STATED GOAL: Give every line again exactly as it appears, please, but not the pictures.

COLLECTED DATA:
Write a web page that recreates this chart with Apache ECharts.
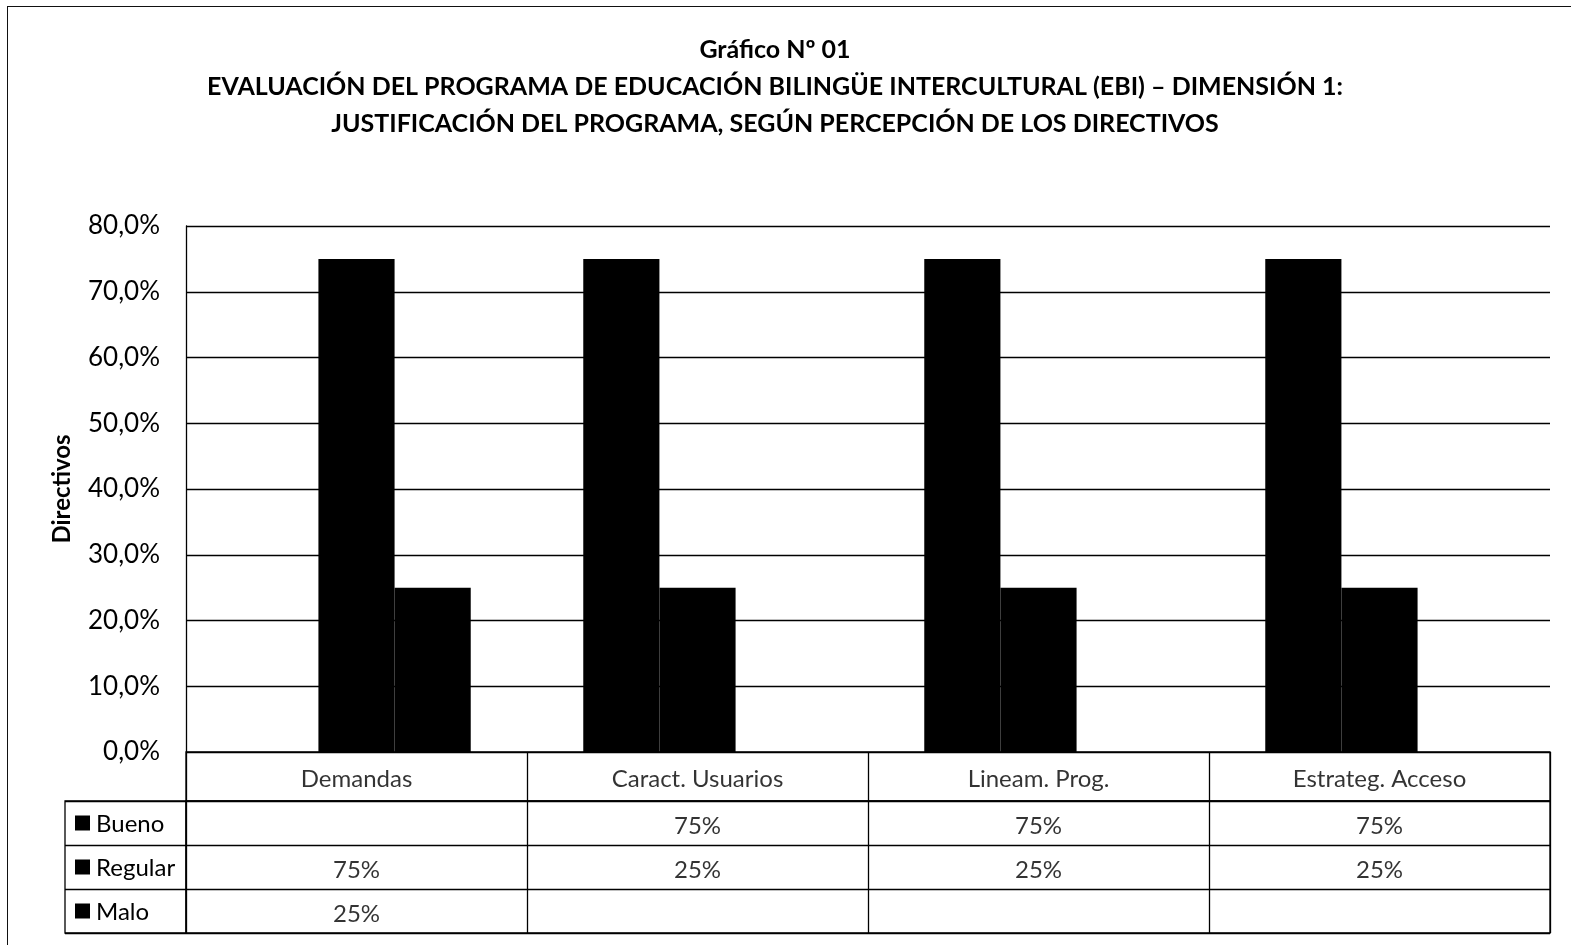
<!DOCTYPE html>
<html lang="es">
<head>
<meta charset="utf-8">
<title>Gráfico Nº 01</title>
<script src="https://cdn.jsdelivr.net/npm/echarts@6/dist/echarts.min.js"></script>
<style>
  html, body { margin: 0; padding: 0; background: #fff; overflow: hidden; }
  #frame { position: absolute; left: 7px; top: 6px; width: 1700px; height: 1100px; border: 1.5px solid #111; box-sizing: border-box; }
  #chart { position: absolute; left: 0; top: 0; width: 1571px; height: 945px; }
</style>
</head>
<body>
<div id="frame"></div>
<div id="chart"></div>
<script>
// Dimension 1 evaluation, percentages per criterion
const categories = ['Demandas', 'Caract. Usuarios', 'Lineam. Prog.', 'Estrateg. Acceso'];
const seriesNames = ['Bueno', 'Regular', 'Malo'];
const bueno   = [null, 75, 75, 75];
const regular = [75, 25, 25, 25];
const malo    = [25, null, null, null];
const yTicks  = [0, 10, 20, 30, 40, 50, 60, 70, 80];

const titleLines = [
  'Gráfico Nº 01',
  'EVALUACIÓN DEL PROGRAMA DE EDUCACIÓN BILINGÜE INTERCULTURAL (EBI) – DIMENSIÓN 1:',
  'JUSTIFICACIÓN DEL PROGRAMA, SEGÚN PERCEPCIÓN DE LOS DIRECTIVOS'
];

const FONT = 'Lato, "Open Sans", sans-serif';
const values = [bueno, regular, malo];

// Header cells (category names) and value cells of the data table
const headerCells = categories.map((c, i) => [i, 0, c]);
const valueCells = [];
values.forEach((arr, r) => {
  arr.forEach((v, i) => {
    if (v !== null) valueCells.push([i, r, v + '%']);
  });
});

const lineStyle = { color: '#000', width: 1.3 };
const hidden = { axisLine: { show: false }, axisTick: { show: false }, axisLabel: { show: false } };
const cellLabel = { show: true, position: 'inside', offset: [0, 3], formatter: p => p.value[2],
  fontSize: 24, color: '#000', fontFamily: FONT };

const chart = echarts.init(document.getElementById('chart'), null, { renderer: 'canvas' });
chart.setOption({
  backgroundColor: 'transparent',
  animation: false,
  textStyle: { fontFamily: FONT, color: '#000' },
  title: {
    text: titleLines.join('\n'),
    left: 770,
    textAlign: 'center',
    top: 26,
    textStyle: { fontFamily: FONT, fontWeight: 'bold', fontSize: 25, lineHeight: 37, color: '#000' }
  },
  grid: [
    // plot
    { left: 186, right: 21, top: 226, height: 526, show: false },
    // table header row
    { left: 186, right: 21, top: 752, height: 49, show: true, borderColor: '#000', borderWidth: 1.3 },
    // table value rows
    { left: 186, right: 21, top: 801, height: 132, show: true, borderColor: '#000', borderWidth: 1.3 },
    // legend column of the table
    { left: 65, width: 121, top: 801, height: 132, show: true, borderColor: '#000', borderWidth: 1.3 }
  ],
  xAxis: [
    { type: 'category', gridIndex: 0, data: categories, ...hidden, splitLine: { show: false } },
    { type: 'category', gridIndex: 1, data: categories, ...hidden, splitLine: { show: true, lineStyle: lineStyle } },
    { type: 'category', gridIndex: 2, data: categories, ...hidden, splitLine: { show: true, lineStyle: lineStyle } },
    { type: 'value', gridIndex: 3, min: 0, max: 1, show: false }
  ],
  yAxis: [
    { type: 'value', gridIndex: 0, min: yTicks[0], max: yTicks[yTicks.length - 1], interval: 10,
      axisLine: { show: true, lineStyle: lineStyle }, axisTick: { show: false },
      axisLabel: { margin: 26, fontSize: 26, color: '#000', fontFamily: FONT,
        formatter: v => v.toFixed(1).replace('.', ',') + '%' },
      splitLine: { show: true, lineStyle: lineStyle },
      name: 'Directivos', nameLocation: 'middle', nameGap: 112, nameRotate: 90,
      nameTextStyle: { fontFamily: FONT, fontWeight: 'bold', fontSize: 24, color: '#000' } },
    { type: 'category', gridIndex: 1, data: [''], ...hidden, splitLine: { show: false } },
    { type: 'category', gridIndex: 2, data: seriesNames, inverse: true, ...hidden,
      splitLine: { show: true, lineStyle: lineStyle } },
    { type: 'category', gridIndex: 3, data: seriesNames, inverse: true,
      axisLine: { show: false }, axisTick: { show: false },
      splitLine: { show: true, lineStyle: lineStyle },
      axisLabel: { inside: true, margin: 10, fontFamily: FONT,
        formatter: v => '{sq|}{t|' + v + '}',
        rich: {
          sq: { backgroundColor: '#000', width: 15, height: 15, verticalAlign: 'middle' },
          t: { fontSize: 24, color: '#000', fontFamily: FONT, padding: [3, 0, 0, 6] }
        } } }
  ],
  series: [
    ...seriesNames.map((name, k) => ({
      name: name, type: 'bar', xAxisIndex: 0, yAxisIndex: 0,
      data: values[k], barGap: '0%', barCategoryGap: '33%',
      itemStyle: { color: '#000' }, silent: true
    })),
    { name: 'encabezado', type: 'scatter', xAxisIndex: 1, yAxisIndex: 1,
      data: headerCells, symbolSize: 0, silent: true, label: cellLabel },
    { name: 'valores', type: 'scatter', xAxisIndex: 2, yAxisIndex: 2,
      data: valueCells, symbolSize: 0, silent: true, label: cellLabel }
  ]
});
</script>
</body>
</html>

TASK RESULT:
Write a web page that recreates this chart with Apache ECharts.
<!DOCTYPE html>
<html lang="es">
<head>
<meta charset="utf-8">
<title>Gráfico Nº 01</title>
<script src="https://cdn.jsdelivr.net/npm/echarts@6/dist/echarts.min.js"></script>
<style>
  html, body { margin: 0; padding: 0; background: #fff; overflow: hidden; }
  #frame { position: absolute; left: 7px; top: 6px; width: 1700px; height: 1100px; border: 1.5px solid #111; box-sizing: border-box; }
  #chart { position: absolute; left: 0; top: 0; width: 1571px; height: 945px; }
</style>
</head>
<body>
<div id="frame"></div>
<div id="chart"></div>
<script>
// Dimension 1 evaluation, percentages per criterion
const categories = ['Demandas', 'Caract. Usuarios', 'Lineam. Prog.', 'Estrateg. Acceso'];
const seriesNames = ['Bueno', 'Regular', 'Malo'];
const bueno   = [null, 75, 75, 75];
const regular = [75, 25, 25, 25];
const malo    = [25, null, null, null];
const yTicks  = [0, 10, 20, 30, 40, 50, 60, 70, 80];

const titleLines = [
  'Gráfico Nº 01',
  'EVALUACIÓN DEL PROGRAMA DE EDUCACIÓN BILINGÜE INTERCULTURAL (EBI) – DIMENSIÓN 1:',
  'JUSTIFICACIÓN DEL PROGRAMA, SEGÚN PERCEPCIÓN DE LOS DIRECTIVOS'
];

const FONT = 'Lato, "Open Sans", sans-serif';
const values = [bueno, regular, malo];

// Header cells (category names) and value cells of the data table
const headerCells = categories.map((c, i) => [i, 0, c]);
const valueCells = [];
values.forEach((arr, r) => {
  arr.forEach((v, i) => {
    if (v !== null) valueCells.push([i, r, v + '%']);
  });
});

const lineStyle = { color: '#000', width: 1.3 };
const hidden = { axisLine: { show: false }, axisTick: { show: false }, axisLabel: { show: false } };
const cellLabel = { show: true, position: 'inside', offset: [0, 3], formatter: p => p.value[2],
  fontSize: 24, color: '#000', fontFamily: FONT };

const chart = echarts.init(document.getElementById('chart'), null, { renderer: 'canvas' });
chart.setOption({
  backgroundColor: 'transparent',
  animation: false,
  textStyle: { fontFamily: FONT, color: '#000' },
  title: {
    text: titleLines.join('\n'),
    left: 770,
    textAlign: 'center',
    top: 26,
    textStyle: { fontFamily: FONT, fontWeight: 'bold', fontSize: 25, lineHeight: 37, color: '#000' }
  },
  grid: [
    // plot
    { left: 186, right: 21, top: 226, height: 526, show: false },
    // table header row
    { left: 186, right: 21, top: 752, height: 49, show: true, borderColor: '#000', borderWidth: 1.3 },
    // table value rows
    { left: 186, right: 21, top: 801, height: 132, show: true, borderColor: '#000', borderWidth: 1.3 },
    // legend column of the table
    { left: 65, width: 121, top: 801, height: 132, show: true, borderColor: '#000', borderWidth: 1.3 }
  ],
  xAxis: [
    { type: 'category', gridIndex: 0, data: categories, ...hidden, splitLine: { show: false } },
    { type: 'category', gridIndex: 1, data: categories, ...hidden, splitLine: { show: true, lineStyle: lineStyle } },
    { type: 'category', gridIndex: 2, data: categories, ...hidden, splitLine: { show: true, lineStyle: lineStyle } },
    { type: 'value', gridIndex: 3, min: 0, max: 1, show: false }
  ],
  yAxis: [
    { type: 'value', gridIndex: 0, min: yTicks[0], max: yTicks[yTicks.length - 1], interval: 10,
      axisLine: { show: true, lineStyle: lineStyle }, axisTick: { show: false },
      axisLabel: { margin: 26, fontSize: 26, color: '#000', fontFamily: FONT,
        formatter: v => v.toFixed(1).replace('.', ',') + '%' },
      splitLine: { show: true, lineStyle: lineStyle },
      name: 'Directivos', nameLocation: 'middle', nameGap: 112, nameRotate: 90,
      nameTextStyle: { fontFamily: FONT, fontWeight: 'bold', fontSize: 24, color: '#000' } },
    { type: 'category', gridIndex: 1, data: [''], ...hidden, splitLine: { show: false } },
    { type: 'category', gridIndex: 2, data: seriesNames, inverse: true, ...hidden,
      splitLine: { show: true, lineStyle: lineStyle } },
    { type: 'category', gridIndex: 3, data: seriesNames, inverse: true,
      axisLine: { show: false }, axisTick: { show: false },
      splitLine: { show: true, lineStyle: lineStyle },
      axisLabel: { inside: true, margin: 10, fontFamily: FONT,
        formatter: v => '{sq|}{t|' + v + '}',
        rich: {
          sq: { backgroundColor: '#000', width: 15, height: 15, verticalAlign: 'middle' },
          t: { fontSize: 24, color: '#000', fontFamily: FONT, padding: [3, 0, 0, 6] }
        } } }
  ],
  series: [
    ...seriesNames.map((name, k) => ({
      name: name, type: 'bar', xAxisIndex: 0, yAxisIndex: 0,
      data: values[k], barGap: '0%', barCategoryGap: '33%',
      itemStyle: { color: '#000' }, silent: true
    })),
    { name: 'encabezado', type: 'scatter', xAxisIndex: 1, yAxisIndex: 1,
      data: headerCells, symbolSize: 0, silent: true, label: cellLabel },
    { name: 'valores', type: 'scatter', xAxisIndex: 2, yAxisIndex: 2,
      data: valueCells, symbolSize: 0, silent: true, label: cellLabel }
  ]
});
</script>
</body>
</html>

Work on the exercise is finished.